Bette Terreberry, a participant in the Ornament Workshop, holds a fresh wound that is healing slowly. After 70 years with her husband Bob she will be celebrating Christmas for the first time without him.
Bette says, "We had a beautiful marriage and I miss him very very much."
Bob Terreberry passed away June 26, 2015. Bette was invited to the Holiday Ornament Workshop to help turn her experiences with grief into works of art.
"My two daughters wanted to make one for their daddy," Better explains, "and I wanted to make one for the love of my life."
Hollow glass is filled with a picture or special memory. Heartland Hospice says this project does wonders because Christmas can be one of the hardest times for families in mourning.
Kate Nash and Sylvia Sanderson are both Bereavement Coordinators at Heartland Hospice. They organized this whole event.

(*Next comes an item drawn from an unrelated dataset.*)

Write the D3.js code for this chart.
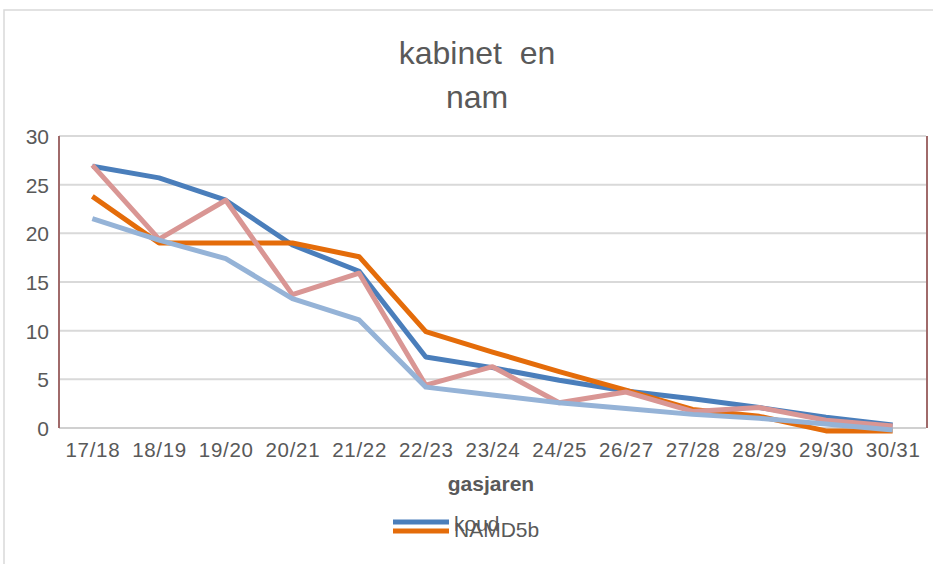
<!DOCTYPE html>
<html><head><meta charset="utf-8">
<script src="https://cdn.jsdelivr.net/npm/d3@7"></script>
<style>body{margin:0;background:#fff;} text{font-family:"Liberation Sans",Arial,sans-serif;}</style>
</head><body>
<svg id="c" width="933" height="564"></svg>
<script>
const categories = ["17/18","18/19","19/20","20/21","21/22","22/23","23/24","24/25","26/27","27/28","28/29","29/30","30/31"];
const koud      = [26.9, 25.7, 23.4, 18.8, 16.1, 7.3, 6.2, 4.9, 3.8, 3.0, 2.1, 1.1, 0.3];
const namd5b    = [23.8, 19.0, 19.0, 19.0, 17.6, 9.9, 7.8, 5.8, 3.9, 1.9, 1.2, -0.3, -0.3];
const series3   = [27.0, 19.4, 23.4, 13.7, 15.9, 4.4, 6.3, 2.6, 3.7, 1.7, 2.1, 0.8, 0.2];
const series4   = [21.5, 19.3, 17.4, 13.3, 11.1, 4.2, 3.4, 2.6, 2.0, 1.4, 1.0, 0.4, -0.2];
const yTicks    = [0, 5, 10, 15, 20, 25, 30];
const titleLines = ["kabinet  en", "nam"];
const xTitle = "gasjaren";
const legendNames = ["koud", "NAMD5b"];

const svg = d3.select("#c");
const grey = "#595959";
const m = {l:59, r:926, t:136, b:428};

// outer border
svg.append("path").attr("d","M4,564V10H933").attr("fill","none").attr("stroke","#d9d9d9").attr("stroke-width",1.5);

const x = d3.scalePoint().domain(categories).range([m.l, m.r]).padding(0.5);
const y = d3.scaleLinear().domain([0,30]).range([m.b, m.t]);

// gridlines
svg.append("g").selectAll("line").data(yTicks.filter(d=>d>0)).join("line")
  .attr("x1", m.l).attr("x2", m.r).attr("y1", d=>y(d)).attr("y2", d=>y(d))
  .attr("stroke","#d9d9d9").attr("stroke-width",2);
svg.append("line").attr("x1",m.l).attr("x2",m.r).attr("y1",y(0)).attr("y2",y(0)).attr("stroke","#d0d0d0").attr("stroke-width",2);
// vertical side lines
svg.append("line").attr("x1",m.l).attr("x2",m.l).attr("y1",y(30)).attr("y2",y(0)).attr("stroke","#a06a6a").attr("stroke-width",2);
svg.append("line").attr("x1",m.r+1).attr("x2",m.r+1).attr("y1",y(30)).attr("y2",y(0)).attr("stroke","#a06a6a").attr("stroke-width",2);

// y axis labels
const yAxis = d3.axisLeft(y).tickValues(yTicks).tickSize(0).tickPadding(10);
const ga = svg.append("g").attr("transform",`translate(${m.l},0)`).call(yAxis);
ga.select(".domain").remove();
ga.selectAll("text").attr("font-size",21).attr("fill",grey).style("font-family","'Liberation Sans',Arial,sans-serif").attr("dy","0.35em");

// x axis labels
const xAxis = d3.axisBottom(x).tickSize(0).tickPadding(14);
const gx = svg.append("g").attr("transform",`translate(0,${m.b})`).call(xAxis);
gx.select(".domain").remove();
gx.selectAll("text").attr("font-size",20.5).attr("fill",grey).attr("letter-spacing","0.7px").style("font-family","'Liberation Sans',Arial,sans-serif");

// lines
const line = d3.line().x((d,i)=>x(categories[i])).y(d=>y(d));
const sers = [
  {v:koud, c:"#4a7ebb"},
  {v:namd5b, c:"#e46c0a"},
  {v:series3, c:"#d99694"},
  {v:series4, c:"#95b3d7"}
];
svg.append("g").selectAll("path").data(sers).join("path")
  .attr("d", d=>line(d.v)).attr("fill","none").attr("stroke", d=>d.c)
  .attr("stroke-width",5).attr("stroke-linejoin","round");

// title
svg.append("g").selectAll("text").data(titleLines).join("text")
  .attr("x",477).attr("y",(d,i)=>64+i*44).attr("text-anchor","middle")
  .style("white-space","pre")
  .attr("font-size",32).attr("fill",grey).text(d=>d);

// x title
svg.append("text").attr("x",491).attr("y",491).attr("text-anchor","middle")
  .attr("font-size",21).attr("font-weight","bold").attr("fill",grey).text(xTitle);

// legend
const leg = [{n:legendNames[0], c:"#4a7ebb", ly:522, ty:531},{n:legendNames[1], c:"#e46c0a", ly:531, ty:537}];
const lg = svg.append("g");
lg.selectAll("line").data(leg).join("line").attr("x1",393).attr("x2",449).attr("y1",d=>d.ly).attr("y2",d=>d.ly)
  .attr("stroke",d=>d.c).attr("stroke-width",5);
lg.selectAll("text").data(leg).join("text").attr("x",454).attr("y",d=>d.ty)
  .attr("font-size",21).attr("fill",grey).text(d=>d.n);
</script>
</body></html>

Nash says, "When people are grieving they need an outlet for that grief."
Sanderson adds, "These ornaments are a way for people to put their emotions their feelings and their memories into something that symbolizes the person that they lost."
The only thing people needed to bring to the event was a momento of their loved one to make a simple craft that stores a lifetime of memories.
Sean Hosseini, 3rd Grade teacher at Pecatonica, also participated in this event. Losing his mother July 31 of this year, his family is experiencing their first holidays without a core family member.
Hosseini states, "Making ornaments is just another way of showing that she is with us and every time we put the tree up and put this ornament on there we will know that she is with us at that time too."
Being a widow of a World War II veteran, Bette is fulfilling her husbands last wishes by giving his ashes to the U.S. Navy.
He is on a ship now waiting to be laid to rest where hundreds of his fallen brothers from the war died.
Bette explains, "He is on his way to the Coral Sea and when he gets to his final resting destination I will get a letter from the United States Navy. I cannot thank the Navy enough."
Even though her husband's ashes are far away, the ornaments that Bette created this weekend will always be close to her heart.
"I hope everybody will have beautiful memories because this is what sustains us when we are left alone." Bette states, "I wish you all a very merry Christmas and a happy healthy New Year with your loved ones."
Bob Terreberry was recognized last May for being a part of Harlem High School's Veterans Project. This project is a video documentary that students collected to have W.W.II veteran's stories recorded and forever stored within the United States Library of Congress. Bob died only about a month after his recognition.